Update from the state capitol
Published 5:10 pm Monday, February 11, 2019
Nix represents Troup Co. in the Georgia House
Tuesday, Feb. 4, marked the start of a very busy fourth week of the 2019 legislative session. On behalf of the Department of Labor, I introduced House Bill 126, which would permanently establish a business employability skills program called GeorgiaBEST, a successful program that was implemented in the past several years by the Department of Labor.
The DOL website states GeorgiaBEST began as a small initiative in 20 high schools designed to teach students soft skills required to be successful in the workforce, such as punctuality, teamwork, communication and attitude.
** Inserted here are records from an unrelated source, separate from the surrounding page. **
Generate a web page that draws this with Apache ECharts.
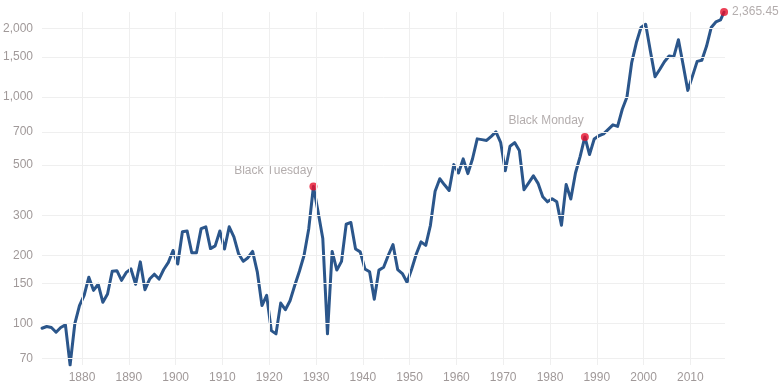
<!DOCTYPE html>
<html>
<head>
<meta charset="utf-8">
<script src="https://cdn.jsdelivr.net/npm/echarts@6/dist/echarts.min.js"></script>
<style>html,body{margin:0;padding:0;background:#fff;}#c{width:780px;height:384px;}</style>
</head>
<body>
<div id="c"></div>
<script>
// Annual values (real index level), one per year
const years = [];
for (let y = 1871; y <= 2016; y++) years.push(y);
const values = [
  95.3, 97, 96, 91.5, 96, 98.6, 65.6, 99.5, 120,            // 1871-1879
  133, 160, 140, 149, 124, 135, 170, 171, 155, 168,         // 1880-1889
  174, 149, 187, 141, 157, 165, 157, 173, 186, 210,         // 1890-1899
  183, 254, 256, 205, 205, 262, 267, 214, 220, 256,         // 1900-1909
  213, 267, 241, 203, 188, 195, 208, 169, 120, 133,         // 1910-1919
  93, 90, 123, 115, 126, 147, 170, 200, 262, 402,           // 1920-1929
  310, 237, 90, 208, 172, 188, 274, 279, 213, 207,          // 1930-1939
  174, 169, 128, 172, 177, 200, 223, 173, 166, 152,         // 1940-1949
  174, 203, 229, 221, 271, 383, 435, 409, 386, 502,         // 1950-1959
  461, 532, 458, 533, 652, 647, 642, 669, 700, 630,         // 1960-1969
  472, 605, 628, 580, 389, 417, 448, 415, 362, 344,         // 1970-1979
  355, 344, 271, 410, 354, 461, 546, 665, 556, 651,         // 1980-1989
  673, 686, 718, 752, 740, 881, 997, 1410, 1730, 2020,      // 1990-1999
  2087, 1592, 1225, 1320, 1428, 1513, 1500, 1785, 1385, 1067, // 2000-2009
  1233, 1433, 1448, 1670, 2020, 2138, 2182                  // 2010-2016
];
const yearOffset = 0.45;          // annual samples sit mid-year
const lastDate = 2017.2;          // latest reading (March 2017)
const lastValue = 2365.45;
const eventYears = [1929, 1987];
const eventNames = ['Black Tuesday', 'Black Monday'];
const xTicks = [1880, 1890, 1900, 1910, 1920, 1930, 1940, 1950, 1960, 1970, 1980, 1990, 2000, 2010];
const yTicks = [70, 100, 150, 200, 300, 500, 700, 1000, 1500, 2000];

const lineData = years.map((y, i) => [y + yearOffset, values[i]]);
lineData.push([lastDate, lastValue]);

const dotData = eventYears.map((y, k) => ({
  value: [y + yearOffset, values[years.indexOf(y)]],
  label: { show: true, formatter: eventNames[k], position: 'top', align: 'right', offset: [-1, -1] }
}));
dotData.push({
  value: [lastDate, lastValue],
  label: { show: true, formatter: lastValue.toLocaleString('en-US', {minimumFractionDigits: 2}), position: 'right', distance: 4 }
});

const gridColor = '#efefef';
const textColor = '#a09999';
const fontFamily = '"Liberation Sans", Arial, Helvetica, sans-serif';

const chart = echarts.init(document.getElementById('c'), null, { renderer: 'canvas' });
chart.setOption({
  animation: false,
  backgroundColor: '#fff',
  grid: { left: 39, right: 55, top: 12, bottom: 19, containLabel: false },
  xAxis: {
    type: 'value',
    min: years[0] + yearOffset,
    max: 2017.4,
    axisLine: { show: false },
    axisTick: { show: false },
    splitLine: { show: false },
    axisLabel: {
      customValues: xTicks,
      color: textColor, fontSize: 12, fontFamily: fontFamily, margin: 7,
      formatter: v => String(v)
    }
  },
  yAxis: {
    type: 'log',
    logBase: 10,
    min: 'dataMin',
    max: 'dataMax',
    axisLine: { show: false },
    axisTick: { show: false },
    splitLine: { show: false },
    axisLabel: {
      customValues: yTicks,
      color: textColor, fontSize: 12, fontFamily: fontFamily, margin: 9,
      formatter: v => Number(v).toLocaleString('en-US')
    }
  },
  series: [
    {
      type: 'line',
      data: [],
      z: 1,
      silent: true,
      markLine: {
        silent: true,
        symbol: ['none', 'none'],
        label: { show: false },
        lineStyle: { color: gridColor, width: 1, type: 'solid' },
        emphasis: { disabled: true },
        data: xTicks.map(v => ({ xAxis: v })).concat(yTicks.map(v => ({ yAxis: v })))
      }
    },
    {
      type: 'line',
      data: lineData,
      z: 2,
      showSymbol: false,
      symbol: 'none',
      lineStyle: { color: '#2b568b', width: 3, join: 'round', cap: 'round' },
      emphasis: { disabled: true }
    },
    {
      type: 'scatter',
      data: dotData,
      z: 3,
      symbolSize: 8,
      itemStyle: { color: '#e60f2b' },
      label: { color: textColor, fontSize: 12, fontFamily: fontFamily },
      emphasis: { disabled: true }
    }
  ]
});
</script>
</body>
</html>
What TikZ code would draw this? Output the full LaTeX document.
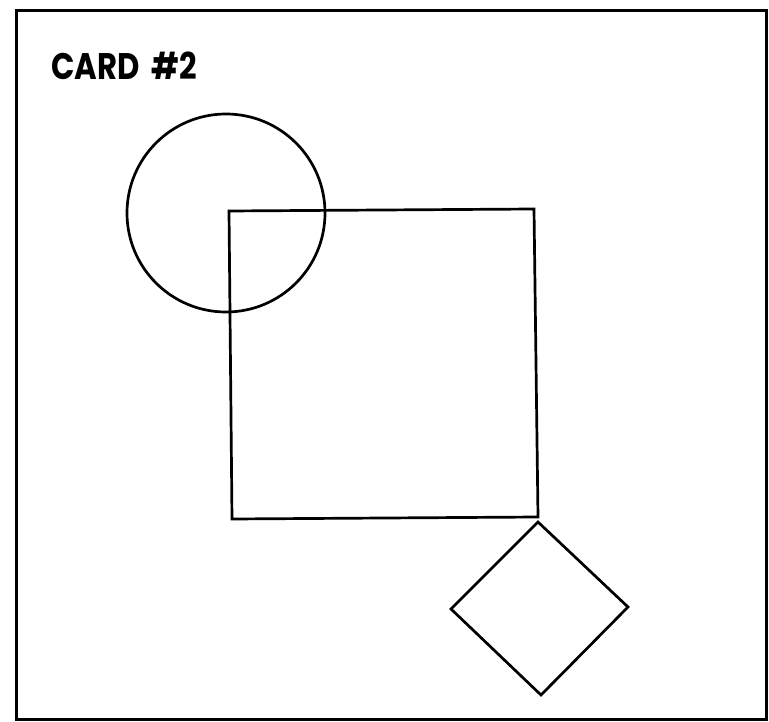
\documentclass[tikz,border=0pt]{standalone}
\usepackage{fontspec}
\newfontfamily\cardfont[FakeStretch=0.83]{Poppins}
\begin{document}
\begin{tikzpicture}[
    x=1pt, y=-1pt,
    % outline of the card and of the figures on it
    frame/.style={draw, line width=3pt},
    figline/.style={draw, line width=2.7pt, line join=miter},
    title/.style={font=\cardfont\bfseries\fontsize{37}{40}\selectfont, inner sep=0pt, anchor=west}
]
    \useasboundingbox (0,0) rectangle (769,722);

    % --- Card border ---
    \draw[frame] (16,11) rectangle (766,719);

    % --- Title ---
    \node[title] (cardtitle) at (51,66) {CARD\hspace{12pt}\#2};

    % --- Circle ---
    \draw[figline] (226,213) circle (99);

    % --- Square ---
    \coordinate (sqtl) at (229,211);
    \coordinate (sqtr) at (534,209);
    \coordinate (sqbr) at (538,517);
    \coordinate (sqbl) at (232,519);
    \draw[figline] (sqtl) -- (sqtr) -- (sqbr) -- (sqbl) -- cycle;

    % --- Diamond ---
    \coordinate (dtop) at (538,522);
    \coordinate (dright) at (628,607);
    \coordinate (dbottom) at (541,695);
    \coordinate (dleft) at (451,609);
    \draw[figline] (dtop) -- (dright) -- (dbottom) -- (dleft) -- cycle;
\end{tikzpicture}
\end{document}
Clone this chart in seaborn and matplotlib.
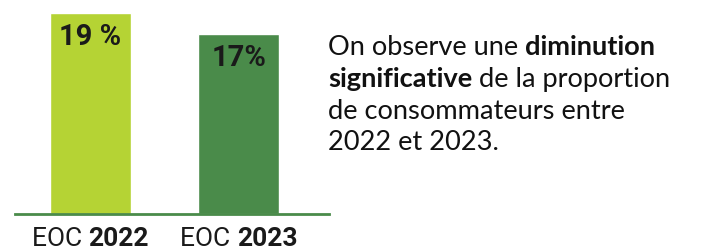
import matplotlib
matplotlib.use("Agg")
import pandas as pd
import seaborn as sns
import matplotlib.pyplot as plt
from matplotlib.offsetbox import TextArea, HPacker, AnnotationBbox

sns.set_theme(style="white")

# data
years = ["2022", "2023"]
prefix = "EOC"
values = [19, 17]
value_labels = ["19 %", "17%"]
colors = ["#b5d334", "#4a8b4a"]

df = pd.DataFrame({"year": years, "pct": values})

fig = plt.figure(figsize=(7.09, 2.52), dpi=100)
ax = fig.add_axes([15 / 709, 38 / 252, 314 / 709, 201 / 252])

sns.barplot(data=df, x="year", y="pct", hue="year", palette=colors,
            legend=False, width=0.547, saturation=1, ax=ax)

ax.set_xlim(-0.51, 1.61)
ax.set_ylim(0, 19)
ax.set_xlabel("")
ax.set_ylabel("")
ax.set_xticks([])
ax.set_yticks([])
for s in ["top", "left", "right"]:
    ax.spines[s].set_visible(False)
ax.spines["bottom"].set_color("#4a8b4a")
ax.spines["bottom"].set_linewidth(2)

# value labels inside the top of each bar
for i, (v, lab) in enumerate(zip(values, value_labels)):
    ax.annotate(lab, xy=(i, v), xytext=(0, -7), textcoords="offset points",
                ha="center", va="top", fontsize=21, fontweight="bold",
                color="#1a1a1a", family="Roboto")

# category labels: "EOC" regular + year bold
for i, y in enumerate(years):
    box = HPacker(children=[
        TextArea(prefix + " ", textprops=dict(fontsize=19, family="Roboto",
                                               color="#1a1a1a")),
        TextArea(y, textprops=dict(fontsize=19, family="Roboto",
                                   fontweight="bold", color="#1a1a1a")),
    ], align="baseline", pad=0, sep=0)
    ab = AnnotationBbox(box, (i, 0), xybox=(0, -9), xycoords="data",
                        boxcoords="offset points", box_alignment=(0.5, 1),
                        frameon=False, annotation_clip=False)
    ax.add_artist(ab)

# comment text on the right, with bold fragments
lines = [
    [("On observe une ", "normal"), ("diminution", "bold")],
    [("significative", "bold"), (" de la proportion", "normal")],
    [("de consommateurs entre", "normal")],
    [("2022 et 2023.", "normal")],
]
x0 = 328 / 709
y_top = 1 - 35 / 252
step = 31.8 / 252
for k, parts in enumerate(lines):
    prev = None
    for txt, w in parts:
        kw = dict(fontsize=19.6, family="Lato", fontweight=w, color="#111111",
                  va="top")
        if prev is None:
            prev = fig.text(x0, y_top - k * step, txt, ha="left", **kw)
        else:
            prev = fig.text(0, 0, txt, ha="left", **kw)
            fig.canvas.draw()
            bb = fig.texts[-2].get_window_extent()
            prev.set_position((bb.x1 / fig.bbox.width, y_top - k * step))

fig.savefig("out.png", dpi=100)
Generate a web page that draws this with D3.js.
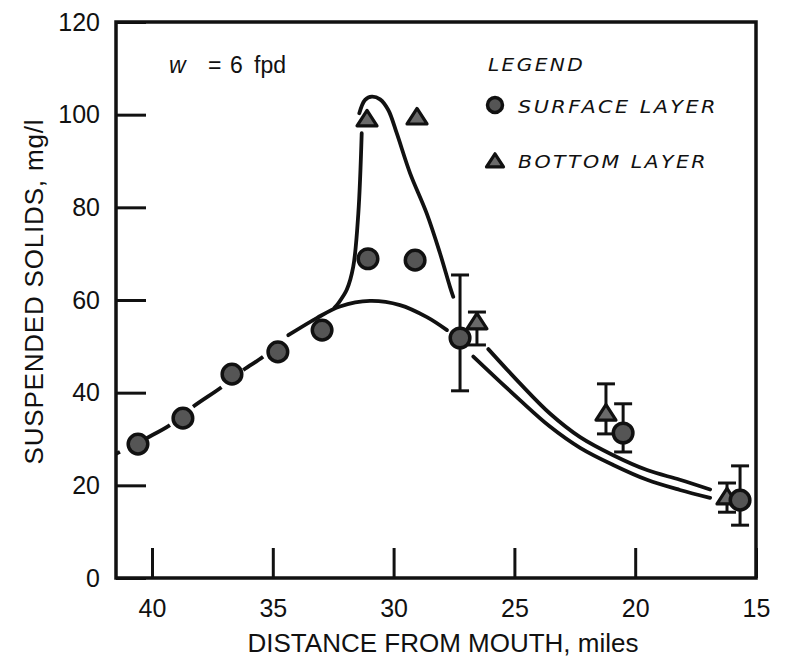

The program soon grew to include age-appropriate curriculum for middle school students and then to out-of-school youth and non-traditional students who were working on obtaining their GED. This bill would make an already-established program with proven success one that would be included in state law so that vital employability skills training could continue to be offered to better prepare our future workforce.
On Friday, House Appropriations Chairman Terry England presented House Bill 30, the Amended Fiscal Year 2019 budget (AFY 2019), on the House floor, where it passed by a vote of 166- 8. The FY 2019 budget, approved during the 2018 special session, set state spending at $26.4 billion for the current year.
The state has collected $435.7 million in new revenue since we passed the full budget, which is a 1.6 percent increase over the current budget and brings the total appropriation for AFY 2019 to $26.9 billion. The House version of the AFY 2019 budget prioritizes areas like our children’s safety and well-being through new school security grants, improving mental health services for high school students and supporting our growing foster program, which accounts for $87.7 million, or 20 percent of the total new revenue.
A top priority for the governor and the House is education funding. After considering K-12 educational needs throughout the state, the AFY 2019 budget allocates 55 percent, or $238.6 million, of the total new funds to be dispersed throughout different agencies to accommodate our state’s educational needs.
Because technology is vital to educational opportunities and economic development, the House is considering HB 22, which would provide, improve and expand broadband services to rural areas. It’s estimated that 16 percent of Georgia households don’t have access to high-speed internet. Expanding this service is a priority for many legislators this year, including myself.